When the checkered flag waves on Sunday's race, ESPN will wave goodbye to NASCAR.

ESPN and NASCAR are headed toward their second split following the finale that will crown a Sprint Cup champion. NASCAR cut ties with ESPN and signed billion-dollar TV deals with NBC Sports Group and Fox Sports starting in 2015.

ESPN has been as much a staple in NASCAR the last 30 years as the Earnhardts and Pettys. ESPN televised the sport from 1981-2000 and 2007-2014; a marriage that helped a fledging network grow into a global force and let NASCAR blossom under needed national exposure.

"I don't think that NASCAR would be the sport and the entity it is today, and ESPN would not be the worldwide leader in sports today, if they didn't have each other," ESPN announcer Alan Bestwick said. "You can't separate the history of ESPN from NASCAR and the history of NASCAR from ESPN. They're just interlocked together in what's made them what they are today."

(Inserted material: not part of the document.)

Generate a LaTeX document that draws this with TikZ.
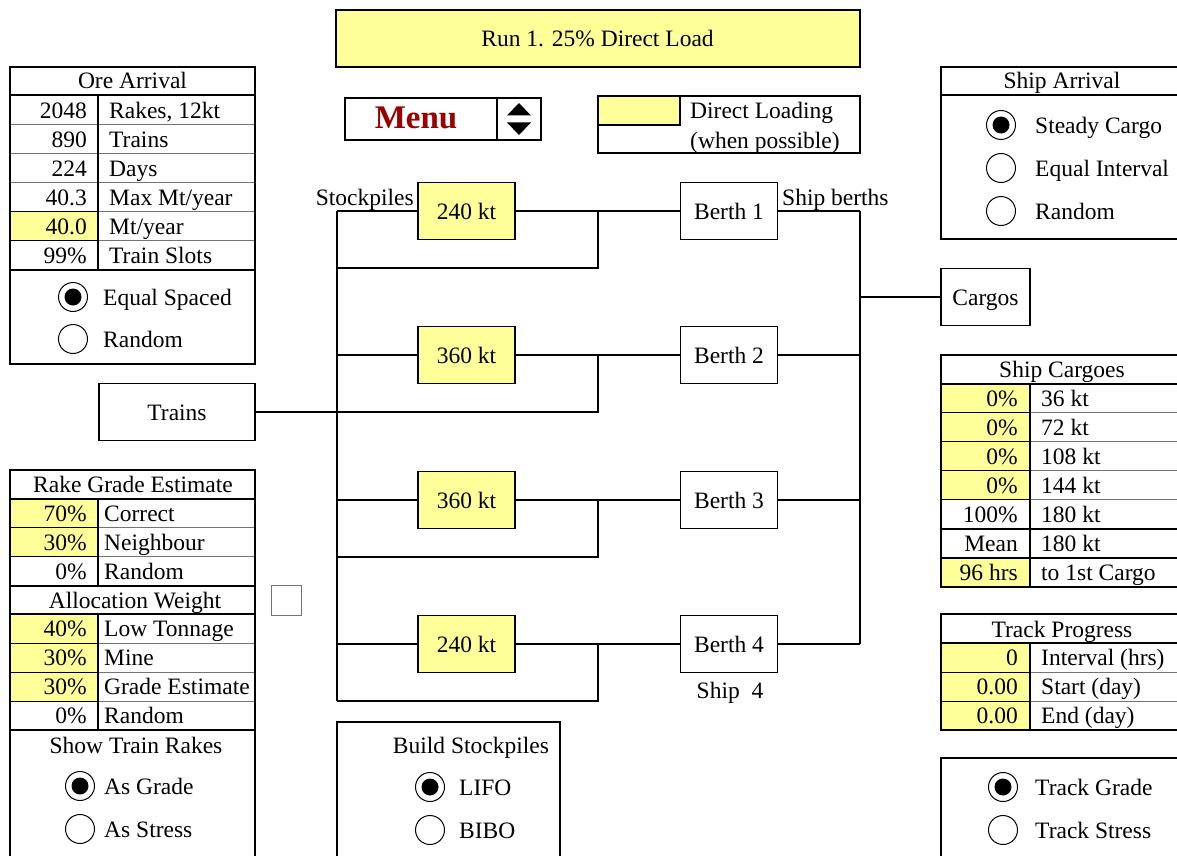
\documentclass[tikz,border=0pt]{standalone}
\usepackage{fontspec}
\setmainfont{Liberation Serif}
\usetikzlibrary{positioning}
\definecolor{inyellow}{HTML}{FFFF99}
\definecolor{menured}{HTML}{990000}

\begin{document}
\begin{tikzpicture}[x=1pt,y=-1pt,font=\fontsize{23.5}{28}\selectfont,
  wire/.style={line width=1.8pt},
  frame/.style={line width=2pt},
  rule/.style={line width=0.8pt,black!55},
  yel/.style={fill=inyellow,draw=black,line width=0.8pt},
  plain/.style={},
  val/.style={anchor=base east,inner sep=0pt},
  txt/.style={anchor=base west,inner sep=0pt},
  head/.style={anchor=base,inner sep=0pt},
  unit/.style={draw,line width=1.8pt,fill=white,minimum width=97pt,minimum height=57pt,inner sep=0pt,text height=16pt,text depth=0pt},
  pile/.style={unit,fill=inyellow},
  radio/.style={draw,circle,line width=1pt,minimum size=29pt,inner sep=0pt},
  radioon/.style={radio,path picture={\fill (path picture bounding box.center) circle (8.5pt);}}]

\useasboundingbox (0,0) rectangle (1177,856);
\clip (0,0) rectangle (1177,856);

% title and menu
\node[draw,frame,fill=inyellow,minimum width=524pt,minimum height=57pt,text height=16pt,text depth=0pt] (title) at (597.5,38.5) {Run 1. 25\% Direct Load};
\node[draw,line width=1.5pt,minimum width=152pt,minimum height=42pt] (menu) at (421,119) {};
\node[text=menured,font=\fontsize{33}{33}\bfseries,inner sep=0pt] (menutxt) at (416,118) {Menu};
\node[draw,line width=1.5pt,minimum width=44pt,minimum height=42pt] (spin) at (519,119) {};
\fill ([xshift=-12pt,yshift=3.5pt]spin.center) -- ([xshift=12pt,yshift=3.5pt]spin.center) -- ([yshift=16pt]spin.center) -- cycle;
\fill ([xshift=-12pt,yshift=-3.5pt]spin.center) -- ([xshift=12pt,yshift=-3.5pt]spin.center) -- ([yshift=-16pt]spin.center) -- cycle;

\draw[line width=1.5pt] (598,96) rectangle (860,153);
\draw[line width=1.5pt,fill=inyellow] (598,96) rectangle (680,125);
\node[txt] (dltext) at (690,119) {Direct Loading};
\node[txt] (dlnote) at (690,148) {(when possible)};

% stockpiles and berths
\foreach \y/\kt [count=\i] in {211/240,355/360,500/360,644/240}{
  \coordinate (t\i) at (337,\y);
  \coordinate (j\i) at (598,\y);
  \coordinate (r\i) at (337,\y+57);
  \coordinate (q\i) at (860,\y);
  \draw[wire] (t\i) -- (q\i);
  \draw[wire] (j\i) |- (r\i);
  \node[pile] (s\i) at (466.5,\y) {\kt~kt};
  \node[unit] (b\i) at (729,\y) {Berth \i};
}
\draw[wire] (t1) -- (r4);
\draw[wire] (q1) -- (q4);
\node[val] (stocklbl) at (414,205) {Stockpiles};
\node[txt] (berthlbl) at (782,205) {Ship berths};
\node[head] (ship4) at (730,698) {Ship~~4};

\node[unit,minimum width=156pt] (trains) at (177,412) {Trains};
\draw[wire] (trains) -- (r2);
\coordinate (qc) at (860,297);
\node[unit,minimum width=89pt] (cargos) at (985.5,297) {Cargos};
\draw[wire] (qc) -- (cargos);

\node[draw,rule,minimum size=30pt] (chk) at (286,600) {};

% ore arrival
\foreach \y/\v/\t/\c [count=\i] in {110/2048/{Rakes, 12kt}/plain,139/890/Trains/plain,168/224/Days/plain,197/40.3/{Max Mt/year}/plain,226/40.0/{Mt/year}/yel,255/99\%/{Train Slots}/plain}{
  \draw[rule] (10,\y+14.5) -- (255,\y+14.5);
  \path[\c] (10,\y-14.5) rectangle (98,\y+14.5);
  \node[val] (oa-v\i) at (87,\y+8) {\v};
  \node[txt] (oa-t\i) at (109,\y+8) {\t};
}
\draw[frame] (10,67) rectangle (255,364);
\draw[frame] (10,95.5) -- (255,95.5);
\draw[frame] (10,269.5) -- (255,269.5);
\draw[frame] (98,95.5) -- (98,269.5);
\node[head] (oa-head) at (132.5,89) {Ore Arrival};
\node[radioon] (oa-r1) at (73,297) {};
\node[txt] (oa-l1) at (103,305) {Equal Spaced};
\node[radio] (oa-r2) at (73,339) {};
\node[txt] (oa-l2) at (103,347) {Random};

% rake grade and allocation
\foreach \y/\v/\t/\c [count=\i] in {513/70\%/Correct/yel,542/30\%/Neighbour/yel,571/0\%/Random/plain,628.5/40\%/{Low Tonnage}/yel,657.5/30\%/Mine/yel,686.5/30\%/{Grade Estimate}/yel,715.5/0\%/Random/plain}{
  \draw[rule] (10,\y+14.5) -- (255,\y+14.5);
  \path[\c] (10,\y-14.5) rectangle (98,\y+14.5);
  \node[val] (rg-v\i) at (87,\y+8) {\v};
  \node[txt] (rg-t\i) at (104,\y+8) {\t};
}
\draw[frame] (10,470) rectangle (255,870);
\draw[frame] (10,498.5) -- (255,498.5);
\draw[frame] (10,585.5) -- (255,585.5);
\draw[frame] (10,614) -- (255,614);
\draw[frame] (10,730) -- (255,730);
\draw[frame] (98,498.5) -- (98,585.5);
\draw[frame] (98,614) -- (98,730);
\node[head] (rg-head) at (133,492) {Rake Grade Estimate};
\node[head] (aw-head) at (135,608) {Allocation Weight};
\node[head] (sr-head) at (136,753) {Show Train Rakes};
\node[radioon] (sr-r1) at (80,786) {};
\node[txt] (sr-l1) at (104,794) {As Grade};
\node[radio] (sr-r2) at (80,829) {};
\node[txt] (sr-l2) at (104,837) {As Stress};

% build stockpiles
\draw[frame] (337,722) rectangle (560,870);
\node[head] (bs-head) at (471,753) {Build Stockpiles};
\node[radioon] (bs-r1) at (430,787) {};
\node[txt] (bs-l1) at (459,795) {LIFO};
\node[radio] (bs-r2) at (430,830) {};
\node[txt] (bs-l2) at (459,838) {BIBO};

% ship arrival
\draw[frame] (941,67) rectangle (1190,239);
\draw[frame] (941,95.5) -- (1190,95.5);
\node[head] (sa-head) at (1062,89) {Ship Arrival};
\foreach \y/\t [count=\i] in {125/{Steady Cargo},168/{Equal Interval},211/Random}{
  \node[radio] (sa-r\i) at (1001,\y) {};
  \node[txt] (sa-l\i) at (1035,\y+8) {\t};
}
\fill (sa-r1) circle (8.5pt);

% ship cargoes
\foreach \y/\v/\t/\c [count=\i] in {398/0\%/36~kt/yel,427/0\%/72~kt/yel,456/0\%/108~kt/yel,485/0\%/144~kt/yel,514/100\%/180~kt/plain,543/Mean/180~kt/plain,572/96~hrs/{to 1st Cargo}/yel}{
  \draw[rule] (941,\y+14.5) -- (1190,\y+14.5);
  \path[\c] (941,\y-14.5) rectangle (1030,\y+14.5);
  \node[val] (sc-v\i) at (1018,\y+8) {\v};
  \node[txt] (sc-t\i) at (1041,\y+8) {\t};
}
\draw[frame] (941,355) rectangle (1190,586.5);
\draw[frame] (941,383.5) -- (1190,383.5);
\draw[frame] (941,528.5) -- (1190,528.5);
\draw[frame] (941,557.5) -- (1190,557.5);
\draw[frame] (1030,383.5) -- (1030,586.5);
\node[head] (sc-head) at (1062,377) {Ship Cargoes};

% track progress
\foreach \y/\v/\t [count=\i] in {657.5/0/{Interval (hrs)},686.5/0.00/{Start (day)},715.5/0.00/{End (day)}}{
  \draw[rule] (941,\y+14.5) -- (1190,\y+14.5);
  \path[yel] (941,\y-14.5) rectangle (1030,\y+14.5);
  \node[val] (tp-v\i) at (1018,\y+8) {\v};
  \node[txt] (tp-t\i) at (1041,\y+8) {\t};
}
\draw[frame] (941,614) rectangle (1190,730);
\draw[frame] (941,643) -- (1190,643);
\draw[frame] (1030,643) -- (1030,730);
\node[head] (tp-head) at (1062,637) {Track Progress};

% track display
\draw[frame] (941,758) rectangle (1190,870);
\node[radioon] (td-r1) at (1003,787) {};
\node[txt] (td-l1) at (1035,795) {Track Grade};
\node[radio] (td-r2) at (1003,830) {};
\node[txt] (td-l2) at (1035,838) {Track Stress};
\end{tikzpicture}
\end{document}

ESPN aired its first NASCAR race in March 1981 with tape-delayed coverage from Rockingham, North Carolina.

Then, only the Daytona 500 aired live in its entirety, and that had only started in 1979. Portions of other select races aired on a delayed basis, sometimes weeks later, on network television.

ESPN aired its first live flag-to-flag telecast of a NASCAR Cup race on Nov. 8, 1981, from Atlanta.

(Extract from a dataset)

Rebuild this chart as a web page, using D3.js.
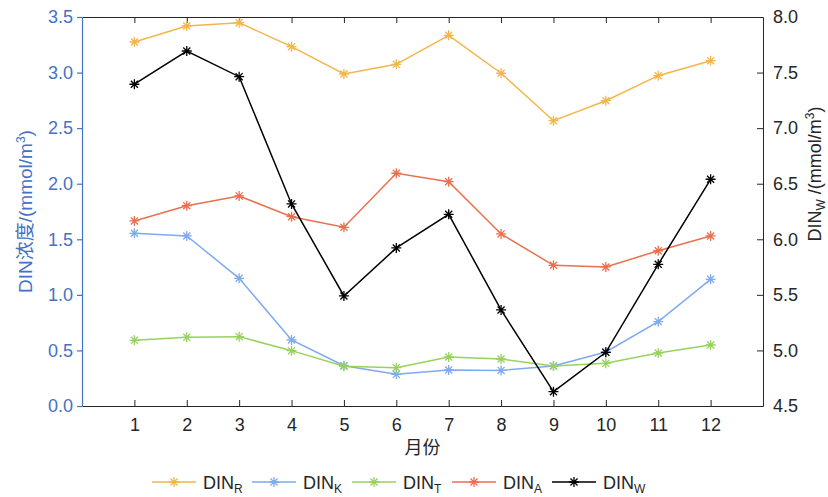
<!DOCTYPE html>
<html>
<head>
<meta charset="utf-8">
<script src="https://cdn.jsdelivr.net/npm/d3@7"></script>
<style>
  body { margin: 0; background: #fff; }
  svg { font-family: "Liberation Sans", Arial, "Noto Sans CJK SC", sans-serif; }
</style>
</head>
<body>
<div class="chart"></div>
<script>
var months = [1, 2, 3, 4, 5, 6, 7, 8, 9, 10, 11, 12];

var dinR = [3.275, 3.419, 3.449, 3.233, 2.987, 3.074, 3.335, 2.994, 2.567, 2.747, 2.972, 3.107];
var dinK = [1.554, 1.530, 1.149, 0.594, 0.363, 0.285, 0.324, 0.320, 0.360, 0.486, 0.759, 1.140];
var dinT = [0.591, 0.618, 0.624, 0.498, 0.357, 0.345, 0.441, 0.423, 0.360, 0.384, 0.477, 0.549];
var dinA = [1.665, 1.802, 1.890, 1.703, 1.608, 2.094, 2.018, 1.548, 1.266, 1.251, 1.397, 1.530];
var dinW = [7.395, 7.694, 7.463, 6.318, 5.490, 5.922, 6.225, 5.364, 4.629, 4.983, 5.775, 6.540];

var seriesNames = ["R", "K", "T", "A", "W"];
var seriesColors = ["#f2b64a", "#7eaaee", "#97d35c", "#e9704f", "#000000"];

var leftTicks = [0, 0.5, 1, 1.5, 2, 2.5, 3, 3.5];
var rightTicks = [4.5, 5, 5.5, 6, 6.5, 7, 7.5, 8];

var width = 828;
var height = 497;
var margin = { top: 17, right: 65, bottom: 91, left: 82 };
var axisBlue = "#4472c4";

var x = d3.scaleLinear().domain([0, 13]).range([margin.left, width - margin.right]);
var yL = d3.scaleLinear().domain([0, 3.5]).range([height - margin.bottom, margin.top]);
var yR = d3.scaleLinear().domain([4.5, 8]).range([height - margin.bottom, margin.top]);

var svg = d3.select(".chart").append("svg")
    .attr("width", width)
    .attr("height", height);

// asterisk marker like matlab '*'
var asterisk = {
    draw: function(context, size) {
        var r = Math.sqrt(size) / 2;
        var d = r * Math.SQRT1_2;
        context.moveTo(-r, 0); context.lineTo(r, 0);
        context.moveTo(0, -r); context.lineTo(0, r);
        context.moveTo(-d, -d); context.lineTo(d, d);
        context.moveTo(-d, d); context.lineTo(d, -d);
    }
};
var marker = d3.symbol().type(asterisk).size(100);

// axes
var xBottom = d3.axisBottom(x).tickValues(months).tickSizeInner(-6).tickSizeOuter(0).tickPadding(12);
var xTop = d3.axisTop(x).tickValues(months).tickSizeInner(-6).tickSizeOuter(0).tickFormat("");
var leftAxis = d3.axisLeft(yL).tickValues(leftTicks).tickFormat(d3.format(".1f")).tickSizeInner(5).tickSizeOuter(0).tickPadding(4);
var rightAxis = d3.axisRight(yR).tickValues(rightTicks).tickFormat(d3.format(".1f")).tickSizeInner(-6).tickSizeOuter(0).tickPadding(10);

var gx = svg.append("g")
    .attr("transform", "translate(0," + (height - margin.bottom) + ")")
    .call(xBottom);
var gxt = svg.append("g")
    .attr("transform", "translate(0," + margin.top + ")")
    .call(xTop);
var gl = svg.append("g")
    .attr("transform", "translate(" + margin.left + ",0)")
    .call(leftAxis);
var gr = svg.append("g")
    .attr("transform", "translate(" + (width - margin.right) + ",0)")
    .call(rightAxis);

[gx, gxt, gr].forEach(function(g) {
    g.selectAll("path, line").attr("stroke", "#262626").attr("stroke-width", 1);
    g.selectAll("text").attr("fill", "#262626").style("font-size", "18px");
});
gl.selectAll("path, line").attr("stroke", axisBlue).attr("stroke-width", 1.2);
gl.selectAll("text").attr("fill", axisBlue).style("font-size", "18px");

// lines and markers
var allSeries = [dinR, dinK, dinT, dinA, dinW];
var line = d3.line().x(function(d, i) { return x(months[i]); });

allSeries.forEach(function(values, s) {
    var y = s === 4 ? yR : yL;
    var g = svg.append("g");
    g.append("path")
        .datum(values)
        .attr("fill", "none")
        .attr("stroke", seriesColors[s])
        .attr("stroke-width", 1.5)
        .attr("d", line.y(function(d) { return y(d); }));
    g.selectAll(".pt")
        .data(values)
        .enter().append("path")
        .attr("class", "pt")
        .attr("transform", function(d, i) { return "translate(" + x(months[i]) + "," + y(d) + ")"; })
        .attr("d", marker)
        .attr("fill", "none")
        .attr("stroke", seriesColors[s])
        .attr("stroke-width", 1.3);
});

// axis titles
svg.append("text")
    .attr("x", (margin.left + width - margin.right) / 2)
    .attr("y", 454)
    .attr("text-anchor", "middle")
    .style("font-size", "18px")
    .attr("fill", "#262626")
    .text("月份");

var lt = svg.append("text")
    .attr("transform", "translate(32," + ((margin.top + height - margin.bottom) / 2) + ") rotate(-90)")
    .attr("text-anchor", "middle")
    .style("font-size", "19px")
    .attr("fill", axisBlue);
lt.append("tspan").text("DIN浓度/(mmol/m");
lt.append("tspan").attr("dy", -7).style("font-size", "12px").text("3");
lt.append("tspan").attr("dy", 7).text(")");

var rt = svg.append("text")
    .attr("transform", "translate(821,174) rotate(-90)")
    .attr("text-anchor", "middle")
    .style("font-size", "18px")
    .attr("fill", "#262626");
rt.append("tspan").text("DIN");
rt.append("tspan").attr("dy", 4).style("font-size", "12px").text("W");
rt.append("tspan").attr("dy", -4).text(" /(mmol/m");
rt.append("tspan").attr("dy", -7).style("font-size", "12px").text("3");
rt.append("tspan").attr("dy", 7).text(")");

// legend
var legend = svg.append("g").attr("transform", "translate(152,482)");
seriesNames.forEach(function(name, s) {
    var item = legend.append("g").attr("transform", "translate(" + (s * 100) + ",0)");
    item.append("line")
        .attr("x1", 0).attr("x2", 44)
        .attr("stroke", seriesColors[s]).attr("stroke-width", 1.5);
    item.append("path")
        .attr("transform", "translate(22,0)")
        .attr("d", marker)
        .attr("fill", "none")
        .attr("stroke", seriesColors[s])
        .attr("stroke-width", 1.3);
    var t = item.append("text")
        .attr("x", 51).attr("y", 7)
        .style("font-size", "18px")
        .attr("fill", "#262626");
    t.append("tspan").text("DIN");
    t.append("tspan").attr("dy", 4).style("font-size", "12px").text(name);
});
</script>
</body>
</html>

From there, the relationship was off and racing — Sunday's broadcast will mark ESPN's 398th Cup race. ESPN aired 262 in the 1981-2000 era and the rest in the current eight-year contract that started in 2007.

ESPN's racing reporters, many who are sticking with the network in other sports, wanted the focus on championship weekend.

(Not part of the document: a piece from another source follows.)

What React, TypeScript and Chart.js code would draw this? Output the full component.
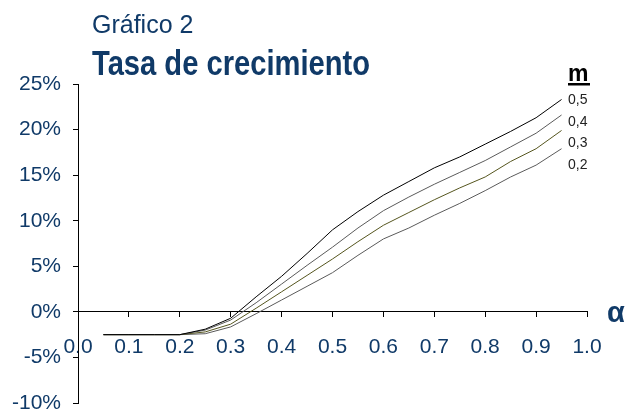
import React, { useEffect, useRef } from "react";
import { Chart, registerables } from "chart.js";

Chart.register(...registerables);

const alphas = [0.05, 0.1, 0.15, 0.2, 0.25, 0.3, 0.35, 0.4, 0.45, 0.5, 0.55, 0.6, 0.65, 0.7, 0.75, 0.8, 0.85, 0.9, 0.95];
const m05 = [-2.5, -2.5, -2.5, -2.5, -1.9, -0.7, 1.65, 3.9, 6.4, 9.0, 11.0, 12.8, 14.3, 15.8, 17.0, 18.4, 19.8, 21.3, 23.3];
const m04 = [-2.5, -2.5, -2.5, -2.5, -2.0, -0.9, 1.0, 3.05, 5.1, 7.1, 9.2, 11.1, 12.6, 14.0, 15.3, 16.6, 18.1, 19.6, 21.6];
const m03 = [-2.5, -2.5, -2.5, -2.5, -2.2, -1.35, 0.4, 2.2, 4.0, 5.8, 7.7, 9.5, 10.9, 12.3, 13.6, 14.8, 16.5, 17.9, 19.9];
const m02 = [-2.5, -2.5, -2.5, -2.5, -2.4, -1.65, -0.2, 1.3, 2.8, 4.3, 6.2, 8.0, 9.2, 10.6, 11.9, 13.3, 14.8, 16.1, 17.9];
const seriesLabels = ["0,5", "0,4", "0,3", "0,2"];
const seriesValues = [m05, m04, m03, m02];
const seriesColors = ["#000000", "#5a5a5a", "#55551e", "#5a5a5a"];
const xTicks = [0, 0.1, 0.2, 0.3, 0.4, 0.5, 0.6, 0.7, 0.8, 0.9, 1.0];
const yTicks = [-10, -5, 0, 5, 10, 15, 20, 25];

const NAVY = "#103a68";
const FONT = "'Liberation Sans', Arial, sans-serif";

const textPlugin = {
  id: "texts",
  afterDraw(chart: any) {
    const ctx = chart.ctx;
    ctx.save();
    ctx.fillStyle = NAVY;
    ctx.textAlign = "left";
    ctx.textBaseline = "alphabetic";
    ctx.font = `25px ${FONT}`;
    ctx.fillText("Gráfico 2", 92, 33);

    ctx.font = `bold 35px ${FONT}`;
    const t = "Tasa de crecimiento";
    const w = ctx.measureText(t).width;
    ctx.save();
    ctx.translate(92, 75);
    ctx.scale(278 / w, 1);
    ctx.fillText(t, 0, 0);
    ctx.restore();

    ctx.font = `bold 29px ${FONT}`;
    ctx.fillText("α", 607, 322);

    ctx.fillStyle = "#000";
    ctx.font = `bold 23px ${FONT}`;
    ctx.fillText("m", 568, 81);
    ctx.fillRect(568, 83, 22, 2.5);

    ctx.fillStyle = "#222";
    ctx.font = `14px ${FONT}`;
    ctx.textBaseline = "middle";
    seriesLabels.forEach((l, i) => {
      ctx.fillText(l, 568, 100 + i * 21.8);
    });
    ctx.restore();
  },
};

export default function App() {
  const ref = useRef<HTMLCanvasElement>(null);
  useEffect(() => {
    const chart = new Chart(ref.current as HTMLCanvasElement, {
      type: "line",
      data: {
        datasets: seriesValues.map((vals, i) => ({
          label: seriesLabels[i],
          data: alphas.map((a, j) => ({ x: a, y: vals[j] })),
          borderColor: seriesColors[i],
          borderWidth: 1,
          pointRadius: 0,
          tension: 0,
          fill: false,
        })),
      },
      options: {
        animation: false,
        responsive: false,
        layout: { padding: { left: 0, top: 84, right: 40, bottom: 7 } },
        plugins: { legend: { display: false }, tooltip: { enabled: false } },
        scales: {
          x: {
            type: "linear",
            min: 0,
            max: 1,
            position: { y: 0 } as any,
            afterBuildTicks: (s: any) => {
              s.ticks = xTicks.map((v) => ({ value: v }));
            },
            afterFit: (s: any) => {
              s.paddingLeft = 0;
              s.paddingRight = 0;
            },
            ticks: {
              callback: (v: any) => Number(v).toFixed(1),
              color: NAVY,
              font: { family: FONT, size: 21 },
              padding: 18,
              maxRotation: 0,
              autoSkip: false,
            },
            grid: { drawOnChartArea: false, tickLength: 5, color: "#000", lineWidth: 1 },
            border: { display: true, color: "#000", width: 1 },
          },
          y: {
            type: "linear",
            min: -10,
            max: 25,
            position: "left",
            afterBuildTicks: (s: any) => {
              s.ticks = yTicks.map((v) => ({ value: v }));
            },
            afterFit: (s: any) => {
              s.width = 78;
              s.paddingTop = 0;
              s.paddingBottom = 0;
            },
            ticks: {
              callback: (v: any) => v + "%",
              color: NAVY,
              font: { family: FONT, size: 21 },
              padding: 12,
            },
            grid: { drawOnChartArea: false, tickLength: 5, color: "#000", lineWidth: 1 },
            border: { display: true, color: "#000", width: 1 },
          },
        },
      },
      plugins: [textPlugin],
    });
    return () => chart.destroy();
  }, []);
  return (
    <div style={{ position: "fixed", left: 0, top: 0, width: 627, height: 410, background: "#fff" }}>
      <canvas ref={ref} width={627} height={410} style={{ display: "block" }} />
    </div>
  );
}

"We're not here to be the story, we're here to cover the story," ESPN reporter Jerry Punch said.

NASCAR viewership during the Chase is up 3 percent from last season (4,318,000 viewers vs. 4,194,000) making it the most-viewed since 2011.

ESPN is going out with a championship bang on Sunday. The network will have a tower camera assigned to follow only championship drivers Denny Hamlin, Ryan Newman, Kevin Harvick and Joey Logano during the race. All cars will be equipped with onboard cameras and each team will have a robotic overhead camera in pit stall to document pit stops.

ESPN also will have a graphic below the scoring ticker across the top of the screen to show where all four are running at all times during the race.

NASCAR also did not re-sign with Turner Sports this season after eight years.

The 10-year deal with NBC Sports Group begins in 2015 and gives the network the final 20 Sprint Cup Series races of the season and final 19 Nationwide races. NBC last broadcast races in 2006 before ESPN took over its portion of the schedule.

Fox Sports has a deal for the first five months of Cup races beginning with the 2015 season, and it also runs through 2024

NBC Sports paid $4.4 billion for its rights and the Fox Sports deal is now worth $3.8 billion.

It puts NASCAR at $820 million a year for the length of the 10-year contracts.

John Skipper, president of ESPN, said the network will continue to cover NASCAR when its deal expires.

ESPN was not allowed to do on-camera interviews at the track from 2001-06, and its reporters were forced to race to a nearby helipad after races to speak to drivers before they headed home.

Both expect a more amicable relationship in the future.

"It's bittersweet to wish them goodbye," NASCAR chairman Brian France said. "We're still partners in other things together."

There might be one more surprise Sunday: Hall of Fame driver-turned-broadcaster Rusty Wallace has urged six-time champion Jimmie Johnson to serve as the in-race reporter.

With Johnson out of championship contention, Wallace said the timing was right for the Hendrick Motorsports driver to guide fans through the race.

"I just love what ESPN has done for me," Wallace said. "We've all had our bumps in the road. We've all learned, and I wish we were continuing on, but we're not."